Text by Evan Tan
Photo by Teach for the Philippines
“Kung gusto mong makilala ang Pilipinas, magturo ka sa public school. (If you want to know the Philippines, teach at a public school.)”
For Mikee Garcia, a training specialist at a popular restaurant chain in the country, her experience in Teach for the Philippines, a non-profit organisation which enlists young Filipino leaders to teach in public schools for two years, was nothing short of an eye-opener.
While she graduated with a degree in Psychology at Ateneo de Manila University, a well-known private school in the country, Mikee understood how the public education system works, having studied in a public high school. Teaching was close to Mikee’s heart, and she found it natural to pursue it after college–a calling of sorts.
“I found Teach for the Philippines online through a colleague,” she shares. “I decided to take a leap of faith by filling out an application form–and found myself in front of 60 wonderful children a few months after.”
Her batch mate, Adam Rabuy Crayne, now an account executive for a public relations firm, likewise felt that the fellowship revealed a lot about his country of heritage.
“The two years have informed my perspective on the nation, the diaspora, and the state of global education in profound ways I didn’t think were possible.”
Adam’s mother and her siblings were products of the public education system, and he regards the programme as his way of “honouring their journey and hopefully giving the next generations that same kind of hope and faith in their future.”
Adam graduated in 2010 at the University of California San Diego, with a degree in International Studies and a minor in Ethnic Studies. “Throughout college I was highly invested in initiatives to allocate resources and develop support networks for Filipino American students like myself. Upon graduation I took a variety of jobs that all met at the intersection of education and Filipino American activism. When the opportunity to join the Teach for the Philippines pioneer cohort came my way, I took it as a chance to synthesise everything I’d accomplished prior and apply it in the Philippine context.”
The programme exposed them first-hand to the harsh realities of being a public school teacher — the many pains and frustrations that troubles thousands of educators, every day.
Adam muses: “In the public school, a brilliant teacher focuses on the complete student – who is raising them at home, if anyone? Are they eating properly? What are they doing when they’re not in my classroom? How are any of these circumstances affecting their ability to perform? These questions are all relevant — but they’re also overwhelming when you consider that you have to take them all into account at least fifty five times, one round for each student in your class. At the same time, none of my kids were asking for pity; they showed up to my class every day to learn.”
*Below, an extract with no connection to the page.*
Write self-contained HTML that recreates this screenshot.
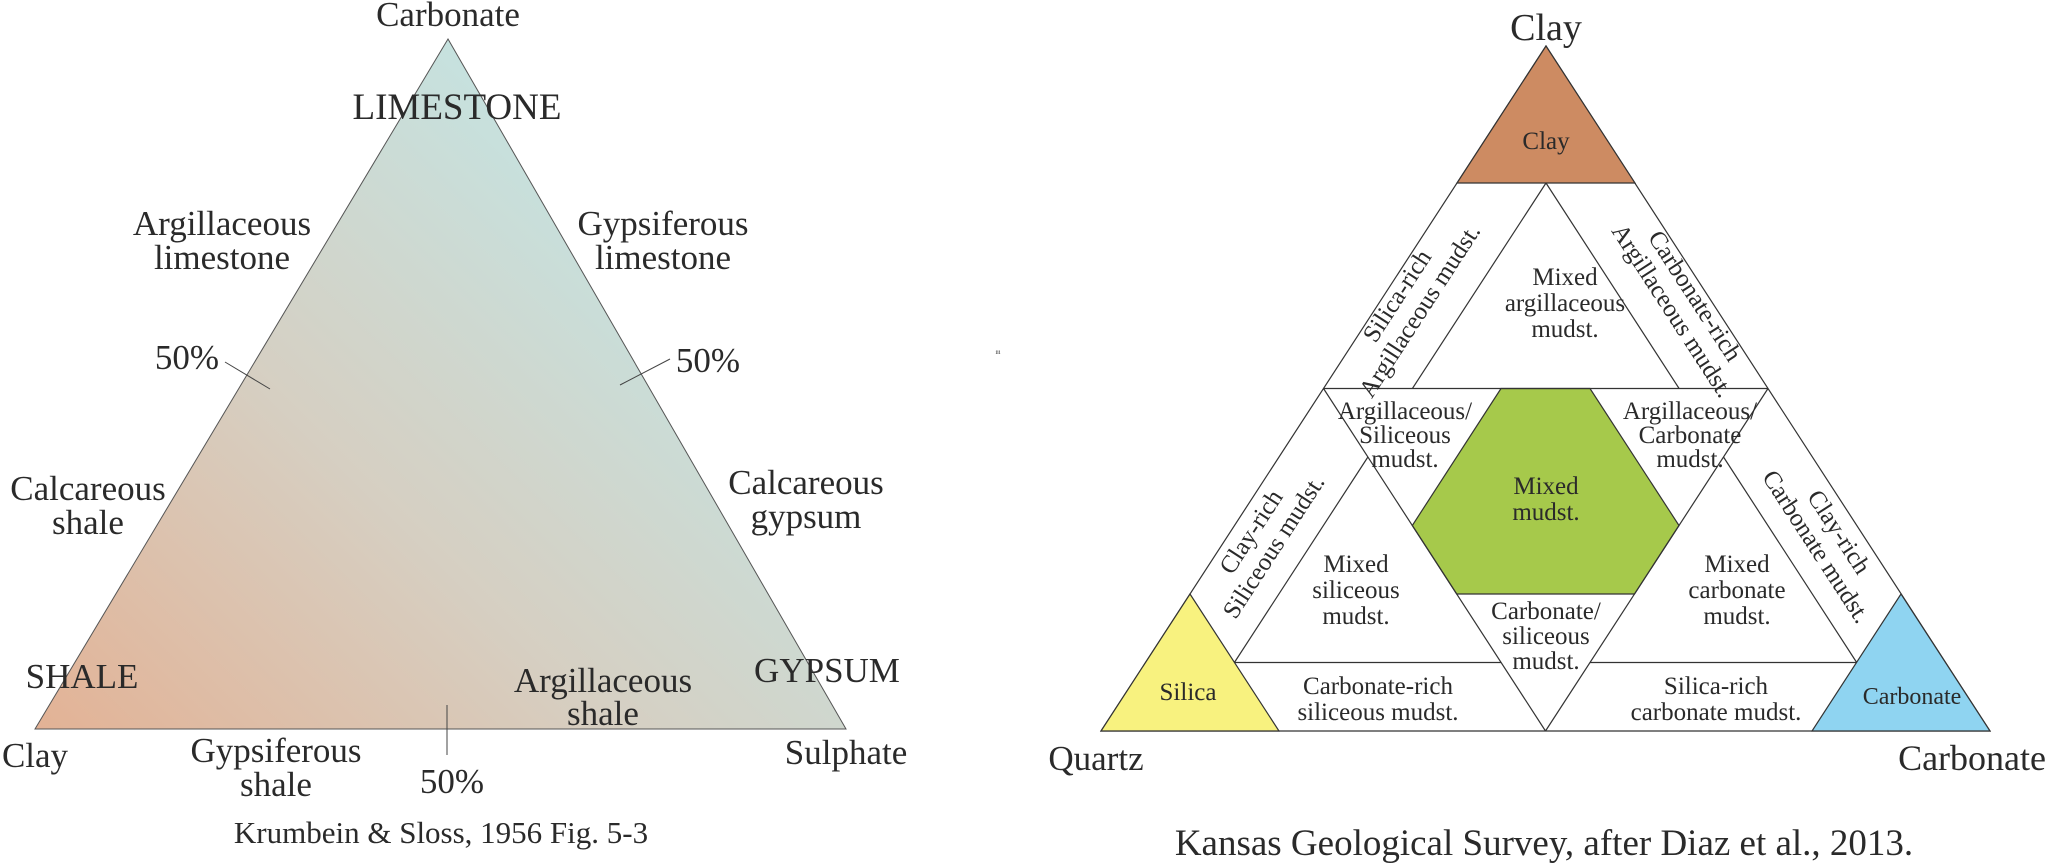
<!DOCTYPE html>
<html><head><meta charset="utf-8"><style>
html,body{margin:0;padding:0;background:#fff;}
svg{display:block;}
text{font-family:"Liberation Serif",serif;fill:#2a2a2a;}
</style></head><body>
<svg width="2048" height="866" viewBox="0 0 2048 866" xmlns="http://www.w3.org/2000/svg">
<defs>
<linearGradient id="g1" x1="35" y1="729" x2="600" y2="150" gradientUnits="userSpaceOnUse">
<stop offset="0" stop-color="#e3b295"/>
<stop offset="0.5" stop-color="#d6cfc2"/>
<stop offset="1" stop-color="#c5e3e1"/>
</linearGradient>
</defs>
<!-- Left diagram -->
<polygon points="448,39 35,729 846,729" fill="url(#g1)" stroke="#555" stroke-width="1"/>
<line x1="225" y1="362" x2="270" y2="389" stroke="#444" stroke-width="1"/>
<line x1="620" y1="385" x2="670" y2="359" stroke="#444" stroke-width="1"/>
<line x1="447" y1="705" x2="447" y2="755" stroke="#444" stroke-width="1"/>
<g font-size="35">
<text x="448" y="26" text-anchor="middle">Carbonate</text>
<text x="457" y="119" text-anchor="middle" font-size="37">LIMESTONE</text>
<text x="222" y="235" text-anchor="middle">Argillaceous</text>
<text x="222" y="269" text-anchor="middle">limestone</text>
<text x="663" y="235" text-anchor="middle">Gypsiferous</text>
<text x="663" y="269" text-anchor="middle">limestone</text>
<text x="187" y="369" text-anchor="middle">50%</text>
<text x="708" y="372" text-anchor="middle">50%</text>
<text x="88" y="500" text-anchor="middle">Calcareous</text>
<text x="88" y="534" text-anchor="middle">shale</text>
<text x="806" y="494" text-anchor="middle">Calcareous</text>
<text x="806" y="528" text-anchor="middle">gypsum</text>
<text x="82" y="688" text-anchor="middle">SHALE</text>
<text x="827" y="682" text-anchor="middle">GYPSUM</text>
<text x="603" y="692" text-anchor="middle">Argillaceous</text>
<text x="603" y="725" text-anchor="middle">shale</text>
<text x="35" y="767" text-anchor="middle">Clay</text>
<text x="276" y="762" text-anchor="middle">Gypsiferous</text>
<text x="276" y="796" text-anchor="middle">shale</text>
<text x="452" y="793" text-anchor="middle">50%</text>
<text x="846" y="764" text-anchor="middle">Sulphate</text>
<text x="441" y="843" text-anchor="middle" font-size="31">Krumbein &amp; Sloss, 1956 Fig. 5-3</text>
</g>
<text x="998" y="354" font-size="6" fill="#bbb" text-anchor="middle">iii</text>

<!-- Right diagram -->
<g stroke="#333" stroke-width="1.2" fill="none">
<polygon points="1546,46 1101,731 1990,731" fill="#fff"/>
<polygon points="1546,46 1457,183 1635,183" fill="#cd8b62"/>
<polygon points="1101,731 1190,594 1279,731" fill="#f8f27f"/>
<polygon points="1990,731 1901,594 1812,731" fill="#8fd4f1"/>
<polygon points="1501,388.5 1590,388.5 1679,525.5 1634.5,594 1456.7,594 1412.3,525.5" fill="#a6c94b"/>
<line x1="1323.5" y1="388.5" x2="1768" y2="388.5"/>
<line x1="1323.5" y1="388.5" x2="1545.5" y2="731"/>
<line x1="1768" y1="388.5" x2="1545.5" y2="731"/>
<line x1="1546" y1="183" x2="1412.4" y2="388.5"/>
<line x1="1546" y1="183" x2="1679.1" y2="388.5"/>
<line x1="1367.9" y1="457" x2="1234.4" y2="662.5"/>
<line x1="1234.4" y1="662.5" x2="1501.1" y2="662.5"/>
<line x1="1723.5" y1="457" x2="1856.7" y2="662.5"/>
<line x1="1856.7" y1="662.5" x2="1590" y2="662.5"/>
</g>
<g font-size="25" text-anchor="middle">
<text x="1546" y="40" font-size="38">Clay</text>
<text x="1096" y="770" font-size="35">Quartz</text>
<text x="2046" y="770" font-size="36" text-anchor="end">Carbonate</text>
<text x="1546" y="149">Clay</text>
<text x="1188" y="700">Silica</text>
<text x="1912" y="704" font-size="24">Carbonate</text>
<text x="1565" y="285">Mixed</text>
<text x="1565" y="311">argillaceous</text>
<text x="1565" y="337">mudst.</text>
<text transform="translate(1408,303) rotate(-57)"><tspan x="0" y="-5">Silica-rich</tspan><tspan x="0" y="22">Argillaceous mudst.</tspan></text>
<text transform="translate(1684,303) rotate(57)"><tspan x="0" y="-5">Carbonate-rich</tspan><tspan x="0" y="22">Argillaceous mudst.</tspan></text>
<text transform="translate(1262,539) rotate(-57)"><tspan x="0" y="-5">Clay-rich</tspan><tspan x="0" y="22">Siliceous mudst.</tspan></text>
<text transform="translate(1828,539) rotate(57)"><tspan x="0" y="-5">Clay-rich</tspan><tspan x="0" y="22">Carbonate mudst.</tspan></text>
<text x="1405" y="419">Argillaceous/</text>
<text x="1405" y="443">Siliceous</text>
<text x="1405" y="467">mudst.</text>
<text x="1690" y="419">Argillaceous/</text>
<text x="1690" y="443">Carbonate</text>
<text x="1690" y="467">mudst.</text>
<text x="1546" y="494">Mixed</text>
<text x="1546" y="520">mudst.</text>
<text x="1356" y="572">Mixed</text>
<text x="1356" y="598">siliceous</text>
<text x="1356" y="624">mudst.</text>
<text x="1737" y="572">Mixed</text>
<text x="1737" y="598">carbonate</text>
<text x="1737" y="624">mudst.</text>
<text x="1546" y="619">Carbonate/</text>
<text x="1546" y="644">siliceous</text>
<text x="1546" y="669">mudst.</text>
<text x="1378" y="694">Carbonate-rich</text>
<text x="1378" y="720">siliceous  mudst.</text>
<text x="1716" y="694">Silica-rich</text>
<text x="1716" y="720">carbonate  mudst.</text>
<text x="1544" y="855" font-size="37">Kansas Geological Survey, after Diaz et al., 2013.</text>
</g>
</svg>
</body></html>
Mikee echoes the same concerns: “The most challenging thing for me was accepting the fact that I cannot change everything. My students’ ages range from 7-13. A number of them still can’t read –and they were already in Grade 3. They are also the children who would come to school hungry and/or sleepy from working the previous night. Their frustration would sometimes turn into aggression and I admit there were times that things were lacking of hope. It was a difficult adjustment to make but a few months in, I realised that I should focus on the things within my control. I made an effort to get to know each child personally and worked towards a harmonious classroom culture and a classroom conducive for learning.”
These issues that hound the system is what pushes Teach for the Philippines to deploy volunteer teachers like Mikee and Adam into more communities and thus assist the Department of Education in three areas of focus: functional literacy, a move to make kindergarten universal, and the implementation of K-to-12 programme.
After three years of operation, the fellowship programme has been successful in partnering with 23 schools across eight cities, deploying almost 100 Teacher Fellows in addition to 49 alumni – 12 per cent of which have continued their commitment to education equity by directly working for an additional third year with the Department of Education.
“I think everyone intrinsically wants to leave the world better than it was when they entered it,” Adam observes. “I don’t believe people can change circumstances for the better without having seen the circumstances for what they really are. My two years have afforded me immense insight into how policy at the top has affected the population at the bottom, and I have a lot of faith in my co-fellows who share my experience and are using it to supplement the reforms which they currently champion.”